Wednesday, January 02, 2008

Movies 2007 Rountable Spectacular


Part V: The marvels of celery

Click here for Part I of this roundtable
Click here for Part II of this roundtable
Click here for Part III of this roundtable
Click here for Part IV of this roundtable

Well, despite my prowess in fantasy football pick ‘em, maybe I am a movie snob. Better than a goddam hipster.

I am not sure how much more I have to say on The Bourne Ultimatum or Brand Upon The Brain! other than the former is the best action/thriller movie I have seen and the latter was my favorite movie-going experience of 2007. But I’ve already said that twice. So now having built up these two movies I must expound. The pressure mounts. But after my continued griping it will be nice to talk about what I liked.

I place The Bourne Ultimatum in the action/thriller category to separate it from action/adventure movies like Raiders of the Lost Ark. Both are well done and non-stop but they are different types of movies. If there is a better category let me know. The entire Bourne trilogy has been a very pleasant surprise. The Bourne Ultimatum is the best of the bunch. Like The Bourne Supremacy it leaves off where its predecessor ended and then just doesn’t stop engaging. There wasn’t a moment to rest as you are swept along from one foreign city to another until the climax in the Big Apple. Even Julia Stiles’ twitching eyebrows school of acting couldn’t divert me. Now, I’m a sucker for the protagonist who is better than everyone else and always one step ahead of those chasing him. Matt Damon plays this type in Jason Bourne perfectly. Always a calm demeanor, finishing up looking over a building plan and walking out a half-second before someone walks in, seemingly giving up his position to know exactly how to get his fat out of the fire. The movie is taut and compelling. There is a sense of urgency that drags you along. An excellent scene has Bourne on a phone walking through a crowded area giving directions to someone on how to leave the same area unnoticed. All the while he is taking out government operatives. Everything happens so convincingly and slyly. Sometimes when I am in a crowded place I wonder what it would be like to have a Bourne roaming through, chased by people just like him, but never noticing anything out of the ordinary. The Bourne series, and this movie in particular, creates a world I don’t think exists, but think maybe, could exist and, further, think it would be cool if it did exist. (Not cool in a we have a government that trains expert killers and then disposes of them unceremoniously when their usefulness expires sort of way. Just cool is all.)
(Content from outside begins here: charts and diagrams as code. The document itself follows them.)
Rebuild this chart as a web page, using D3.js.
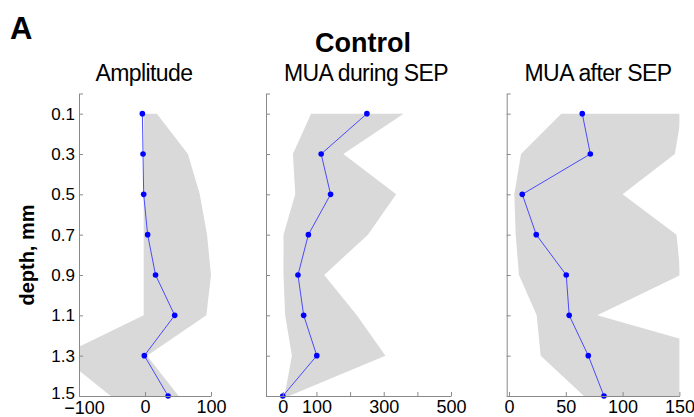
<!DOCTYPE html>
<html>
<head>
<meta charset="utf-8">
<script src="https://cdn.jsdelivr.net/npm/d3@7"></script>
<style>
  html, body { margin: 0; padding: 0; background: #fff; }
  svg { display: block; font-family: "Liberation Sans", Arial, sans-serif; }
</style>
</head>
<body>
<svg id="chart" width="694" height="417"></svg>
<script>
// ---- data ----
const depths = [0.1, 0.3, 0.5, 0.7, 0.9, 1.1, 1.3, 1.5];
const depthTicks = [0, 0.1, 0.3, 0.5, 0.7, 0.9, 1.1, 1.3, 1.5];

const ampMean = [-4, -3, -2, 4, 16, 45, -1, 35];
const ampLow  = [-2, -2, -2, -2, -2, -2, -128, -52];
const ampHigh = [18, 65, 83, 94, 100, 93, 3, 51];

const duringMean = [250, 114, 142, 76, 45, 62, 101, 0];
const duringLow  = [84, 30, 37, 2, 2, 7, 27, 5];
const duringHigh = [359, 180, 337, 253, 123, 220, 305, 18];

const afterMean = [64.5, 71.6, 11.7, 24, 50.4, 53, 69.8, 83.6];
const afterLow  = [46, 10.6, 4.7, 5.9, 8.8, 24.4, 27.9, 66];
const afterHigh = [152, 146, 100, 147.5, 151, 77.7, 203, 175];

const ampTicks = [-100, 0, 100];
const ampTickLabels = ["\u2212100", "0", "100"];
const duringTicks = [0, 100, 200, 300, 400, 500];
const duringTickLabels = ["0", "100", "", "300", "", "500"];
const afterTicks = [0, 50, 100, 150];
const afterTickLabels = ["0", "50", "100", "150"];

const titles = ["Amplitude", "MUA during SEP", "MUA after SEP"];

// ---- layout ----
const svg = d3.select("#chart");
const yTop = 93.5, yBottom = 396;
const y = d3.scaleLinear().domain([0, 1.5]).range([yTop, yBottom]);

const panels = [
  { title: titles[0], domain: [-100, 100], range: [79, 211], mean: ampMean, low: ampLow, high: ampHigh,
    ticks: ampTicks, labels: ampTickLabels, yLabels: true, titleX: 144 },
  { title: titles[1], domain: [-50, 500], range: [266, 451], mean: duringMean, low: duringLow, high: duringHigh,
    ticks: duringTicks, labels: duringTickLabels, yLabels: false, titleX: 366 },
  { title: titles[2], domain: [-2, 150], range: [506.7, 679.4], mean: afterMean, low: afterLow, high: afterHigh,
    ticks: afterTicks, labels: afterTickLabels, yLabels: false, titleX: 598 }
];

const axisColor = "#8a8a8a";

panels.forEach((p, i) => {
  const x = d3.scaleLinear().domain(p.domain).range(p.range);
  const g = svg.append("g");

  const clipId = "clip" + i;
  svg.append("clipPath").attr("id", clipId)
    .append("rect")
    .attr("x", p.range[0]).attr("y", yTop)
    .attr("width", p.range[1] - p.range[0]).attr("height", yBottom - yTop);

  const band = depths.map((d, k) => ({ d, lo: p.low[k], hi: p.high[k] }));
  const area = d3.area()
    .y(b => y(b.d))
    .x0(b => x(b.lo))
    .x1(b => x(b.hi));
  g.append("path")
    .datum(band)
    .attr("clip-path", `url(#${clipId})`)
    .attr("d", area)
    .attr("fill", "#d9d9d9")
    .attr("stroke", "none");

  const pts = depths.map((d, k) => ({ d, v: p.mean[k] }));
  g.append("path")
    .datum(pts)
    .attr("d", d3.line().x(q => x(q.v)).y(q => y(q.d)))
    .attr("fill", "none")
    .attr("stroke", "#3a3aff")
    .attr("stroke-width", 0.9);
  g.selectAll("circle.pt").data(pts).enter().append("circle")
    .attr("class", "pt")
    .attr("cx", q => x(q.v)).attr("cy", q => y(q.d))
    .attr("r", 2.8)
    .attr("fill", "#0000ff");

  // x axis
  const xAxis = d3.axisBottom(x)
    .tickValues(p.ticks)
    .tickFormat((t, k) => p.labels[k])
    .tickSizeInner(-4).tickSizeOuter(0).tickPadding(4);
  const gx = g.append("g").attr("transform", `translate(0,${yBottom})`).call(xAxis);
  gx.select(".domain").attr("stroke", axisColor);
  gx.selectAll(".tick line").attr("stroke", axisColor);
  gx.selectAll(".tick text").attr("fill", "#000").style("font-size", "18px")
    .style("font-family", "'Liberation Sans', Arial, sans-serif")
    .attr("dx", t => (p.yLabels && t < 0) ? 5 : 0)
    .attr("dy", t => (p.yLabels && t < 0) ? "0.78em" : "0.71em");

  // y axis
  const yAxis = d3.axisLeft(y)
    .tickValues(depthTicks)
    .tickFormat(t => (p.yLabels && t > 0) ? d3.format(".1f")(t) : "")
    .tickSizeInner(-4).tickSizeOuter(0).tickPadding(4);
  const gy = g.append("g").attr("transform", `translate(${p.range[0]},0)`).call(yAxis);
  gy.select(".domain").attr("stroke", axisColor);
  gy.selectAll(".tick line").attr("stroke", axisColor);
  gy.selectAll(".tick text").attr("fill", "#000").style("font-size", "17px")
    .style("font-family", "'Liberation Sans', Arial, sans-serif")
    .attr("dy", t => t === 1.5 ? "0.12em" : "0.32em");

  // title
  svg.append("text")
    .attr("x", p.titleX).attr("y", 81)
    .attr("text-anchor", "middle")
    .style("font-size", "23px")
    .style("letter-spacing", "-0.6px")
    .text(p.title);
});

svg.append("text")
  .attr("x", 363).attr("y", 52)
  .attr("text-anchor", "middle")
  .style("font-size", "27px").style("font-weight", "bold")
  .text("Control");

svg.append("text")
  .attr("x", 10).attr("y", 39)
  .style("font-size", "31px").style("font-weight", "bold")
  .text("A");

svg.append("text")
  .attr("transform", "translate(34,255) rotate(-90)")
  .attr("text-anchor", "middle")
  .style("font-size", "20px").style("font-weight", "bold")
  .text("depth, mm");
</script>
</body>
</html>
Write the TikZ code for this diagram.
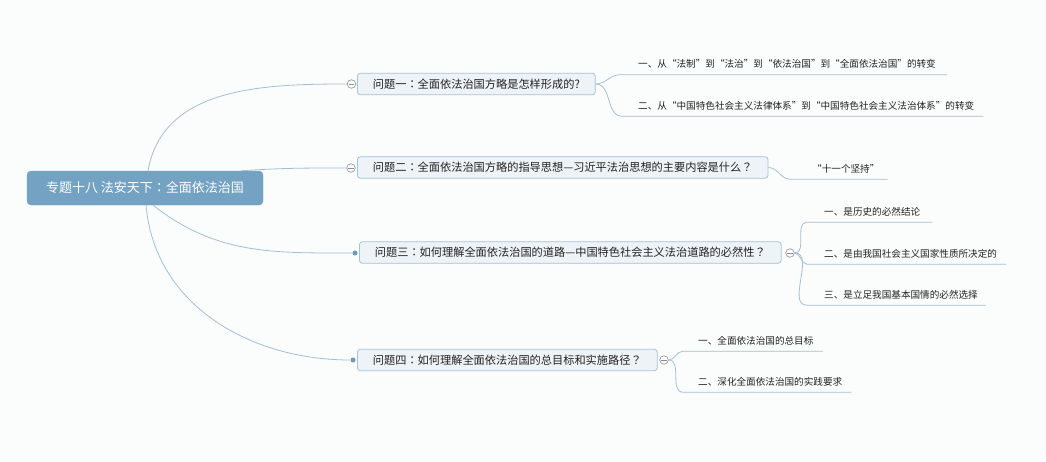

A different movie in every way is Brand Upon the Brain! Although The Saddest Music in the World and Dracula: Pages from a Virgin’s Diary were great, I haven’t been enthusiastic about everything director Guy Maddin has done. Cowards Bend the Knee was so-so and his shorts seem repetitive. Brand Upon the Brain! was great, not only due to its content – an autobiographical story of a man going back to the island lighthouse orphanage where he grew up – but because I saw it live. Yes, live. It was still moving pictures projected onto a screen but accompanied by a real-life narrator, a real-life orchestra, and real-life Foley artists. The narrator and orchestra gave feeling to the pictures flicking before my eyes without being a distraction. I wish I could say the same about the Foley artists. Three people decked out white lab coats and safety glasses seamlessly creating the sound effects. I may be imagining the safety glasses but they fit the atmosphere as I now imagine it. The wind whistling, the waves crashing, the pitter-patter of children’s steps up and down the lighthouse’s long never-ending spiral staircase. And the celery! My god, mounds of celery crunched and squeezed to make superb sounds! A boat on the water, the creaking of a floorboard, a mother's muffled voice. Is there anything celery can't do. What it lacks in flavor it supplies in versatility. These people are geniuses. For much of the movie they mesmerized me. I’d hear a sound and look quickly to their pit to see how they made it. Of course I was too late. So, then I’d have to anticipate the next sound and make a premature glance all the while being lulled by the narrator’s smooth voice. It was like listening to the soundtrack. Amazingly, if the narrator, orchestra, and Foley artists were all out of sight you wouldn’t believe you just watched everything live. It was fantastic. I would see more movies with live accompaniments. But, for sure, Guy Maddin and his modern Cinema-Scope style is the best suited to something like this.

Colbinski add your thoughts to Brand Upon the Brain!

2 comments:

Anonymous said...

Bourne movie was okay, but I tire of supermen like Jason Bourne who can do everything except know who they are. I saw it on a blazing hot day so the real star of the movie was air conditioning, not Matt Damon.

dennis said...

So your movie going expectations are limited to the comfort of the theatre?